%%
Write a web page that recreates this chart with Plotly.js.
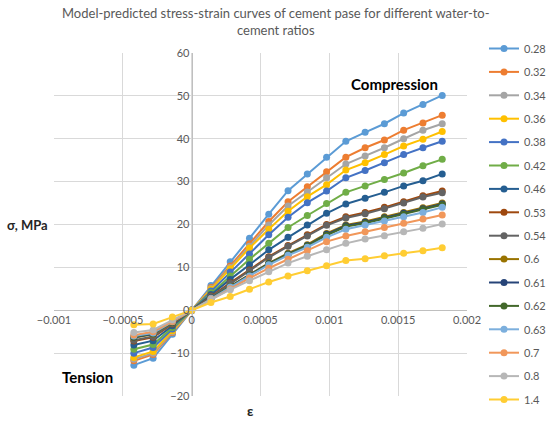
<!DOCTYPE html>
<html>
<head>
<meta charset="utf-8">
<script src="https://cdn.plot.ly/plotly-3.0.1.min.js"></script>
<style>
html,body{margin:0;padding:0;background:#fff;}
#chart{width:550px;height:421px;}
</style>
</head>
<body>
<div id="chart"></div>
<script>
// strain values (shared by all series)
var strain = [-0.00042, -0.00028, -0.00014, 0, 0.00014, 0.00028, 0.00042, 0.00056, 0.0007, 0.00084, 0.00098, 0.00112, 0.00126, 0.0014, 0.00154, 0.00168, 0.00182];

var ratios = ['0.28','0.32','0.34','0.36','0.38','0.42','0.46','0.53','0.54','0.6','0.61','0.62','0.63','0.7','0.8','1.4'];

var s028 = [-12.8, -11.2, -5.6, 0, 5.8, 11.3, 16.8, 22.4, 27.9, 31.8, 35.7, 39.4, 41.5, 43.5, 46.0, 48.0, 50.1];
var s032 = [-11.8, -10.3, -5.2, 0, 5.3, 10.3, 15.5, 20.7, 25.3, 28.8, 32.3, 35.7, 37.9, 39.7, 42.0, 43.7, 45.5];
var s034 = [-11.4, -10.0, -5.0, 0, 5.1, 10.0, 14.9, 19.9, 24.3, 27.6, 30.9, 34.1, 36.0, 37.9, 40.0, 42.0, 43.5];
var s036 = [-11.0, -9.6, -4.8, 0, 4.9, 9.7, 14.5, 18.9, 23.1, 26.5, 29.3, 32.7, 34.4, 36.3, 38.3, 39.9, 41.7];
var s038 = [-10.0, -8.7, -4.4, 0, 4.5, 8.9, 13.1, 17.6, 21.7, 25.1, 27.8, 30.9, 32.6, 34.4, 36.3, 37.9, 39.4];
var s042 = [-9.1, -8.0, -4.0, 0, 4.1, 8.0, 11.9, 15.6, 19.3, 22.1, 24.9, 27.5, 29.0, 30.5, 32.0, 33.7, 35.2];
var s046 = [-8.1, -7.1, -3.6, 0, 3.7, 7.2, 10.6, 14.1, 17.0, 19.9, 22.6, 24.8, 26.1, 27.5, 29.0, 30.2, 31.8];
var s053 = [-7.2, -6.3, -3.2, 0, 3.3, 6.4, 9.4, 12.5, 15.1, 17.6, 20.0, 21.8, 22.8, 24.0, 25.3, 26.7, 27.8];
var s054 = [-7.0, -6.1, -3.1, 0, 3.2, 6.3, 9.2, 12.3, 14.9, 17.3, 19.8, 21.5, 22.5, 23.7, 25.0, 26.4, 27.4];
var s060 = [-6.4, -5.6, -2.9, 0, 2.9, 5.6, 8.3, 11.0, 13.3, 15.3, 17.9, 19.9, 20.7, 21.8, 22.8, 23.9, 25.0];
var s061 = [-6.3, -5.5, -2.8, 0, 2.9, 5.5, 8.2, 10.9, 13.1, 15.1, 17.7, 19.7, 20.5, 21.6, 22.6, 23.7, 24.8];
var s062 = [-6.2, -5.4, -2.8, 0, 2.8, 5.5, 8.1, 10.8, 13.0, 15.0, 17.5, 19.5, 20.3, 21.4, 22.4, 23.5, 24.6];
var s063 = [-6.0, -5.3, -2.7, 0, 2.8, 5.4, 8.0, 10.6, 12.8, 14.7, 17.0, 18.9, 19.9, 20.8, 21.8, 22.8, 24.0];
var s070 = [-5.8, -5.0, -2.6, 0, 2.6, 5.0, 7.5, 9.8, 11.9, 13.9, 16.0, 17.3, 18.3, 19.3, 20.3, 21.3, 22.2];
var s080 = [-5.2, -4.6, -2.3, 0, 2.5, 4.8, 6.9, 9.0, 11.0, 12.6, 14.1, 15.6, 16.6, 17.4, 18.3, 19.1, 20.1];
var s140 = [-3.4, -3.2, -1.6, 0, 1.8, 3.2, 4.9, 6.6, 8.0, 9.2, 10.4, 11.6, 12.0, 12.7, 13.3, 13.9, 14.6];

var seriesValues = [s028, s032, s034, s036, s038, s042, s046, s053, s054, s060, s061, s062, s063, s070, s080, s140];

var colors = ['#5B9BD5','#ED7D31','#A5A5A5','#FFC000','#4472C4','#70AD47','#255E91','#9E480E','#636363','#997300','#264478','#43682B','#7CAFDD','#F1975A','#B7B7B7','#FFCD33'];

var xTickVals = [-0.001, -0.0005, 0, 0.0005, 0.001, 0.0015, 0.002];
var xTickText = ['\u22120.001', '\u22120.0005', '0', '0.0005', '0.001', '0.0015', '0.002'];
var yTickVals = [-20, -10, 0, 10, 20, 30, 40, 50, 60];
var yTickText = ['\u221220', '\u221210', '0', '10', '20', '30', '40', '50', '60'];

var chartTitle = 'Model-predicted stress-strain curves of cement pase for different water-to-<br>cement ratios';

var FONT = 'Lato, "Open Sans", sans-serif';

var traces = seriesValues.map(function (vals, i) {
  return {
    x: strain,
    y: vals,
    name: ratios[i],
    legendgroup: 'g' + i,
    type: 'scatter',
    mode: 'lines+markers',
    line: {color: colors[i], width: 2},
    marker: {color: colors[i], size: 7, symbol: 'circle'}
  };
});

var layout = {
  width: 550,
  height: 421,
  margin: {l: 54, r: 83, t: 53, b: 25, autoexpand: false},
  paper_bgcolor: '#ffffff',
  plot_bgcolor: '#ffffff',
  font: {family: FONT, color: '#595959', size: 11},
  xaxis: {
    range: [-0.001, 0.002],
    tickvals: xTickVals,
    ticktext: xTickText,
    showgrid: true,
    gridcolor: '#d9d9d9',
    gridwidth: 1,
    zeroline: false,
    showline: true,
    linecolor: '#bfbfbf',
    linewidth: 1,
    anchor: 'free',
    position: 0.25,
    ticks: '',
    tickfont: {family: FONT, size: 11, color: '#595959'}
  },
  yaxis: {
    range: [-20, 60],
    tickvals: yTickVals,
    ticktext: yTickText,
    showgrid: true,
    gridcolor: '#d9d9d9',
    gridwidth: 1,
    zeroline: false,
    showline: true,
    linecolor: '#bfbfbf',
    linewidth: 1,
    anchor: 'free',
    position: 1 / 3,
    ticks: '',
    tickfont: {family: FONT, size: 11, color: '#595959'}
  },
  showlegend: true,
  legend: {
    x: (484 - 54) / 413,
    xanchor: 'left',
    y: 1 + (53 - 34) / 343,
    yanchor: 'top',
    maxheight: 1,
    font: {family: FONT, size: 11, color: '#595959'},
    tracegroupgap: 4.4,
    itemwidth: 30,
    bgcolor: 'rgba(0,0,0,0)'
  },
  annotations: [
    {text: chartTitle, xref: 'paper', yref: 'paper', x: (276 - 54) / 413, y: (396 - 21.5) / 343,
     showarrow: false, font: {family: FONT, size: 13, color: '#595959'}, xanchor: 'center', yanchor: 'middle', align: 'center'},
    {text: '<b>σ, MPa</b>', xref: 'paper', yref: 'paper', x: (27 - 54) / 413, y: (396 - 225) / 343,
     showarrow: false, font: {family: FONT, size: 13, color: '#262626'}, xanchor: 'center', yanchor: 'middle'},
    {text: '<b>ε</b>', xref: 'paper', yref: 'paper', x: (250 - 54) / 413, y: (396 - 410) / 343,
     showarrow: false, font: {family: FONT, size: 14, color: '#262626'}, xanchor: 'center', yanchor: 'middle'},
    {text: '<b>Compression</b>', xref: 'paper', yref: 'paper', x: (394 - 54) / 413, y: (396 - 84) / 343,
     showarrow: false, font: {family: FONT, size: 15, color: '#000000'}, xanchor: 'center', yanchor: 'middle'},
    {text: '<b>Tension</b>', xref: 'paper', yref: 'paper', x: (87 - 54) / 413, y: (396 - 377) / 343,
     showarrow: false, font: {family: FONT, size: 15, color: '#000000'}, xanchor: 'center', yanchor: 'middle'}
  ]
};

Plotly.newPlot('chart', traces, layout, {displayModeBar: false, staticPlot: true});
</script>
</body>
</html>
%%
→ **WORK TO COMPLETE**: Print the data above verbatim from the first line through the line holding "0.00154, 0.00168, 0.00182];", leaving every picture out.

→ **WORKED ANSWER**:
Write a web page that recreates this chart with Plotly.js.
<!DOCTYPE html>
<html>
<head>
<meta charset="utf-8">
<script src="https://cdn.plot.ly/plotly-3.0.1.min.js"></script>
<style>
html,body{margin:0;padding:0;background:#fff;}
#chart{width:550px;height:421px;}
</style>
</head>
<body>
<div id="chart"></div>
<script>
// strain values (shared by all series)
var strain = [-0.00042, -0.00028, -0.00014, 0, 0.00014, 0.00028, 0.00042, 0.00056, 0.0007, 0.00084, 0.00098, 0.00112, 0.00126, 0.0014, 0.00154, 0.00168, 0.00182];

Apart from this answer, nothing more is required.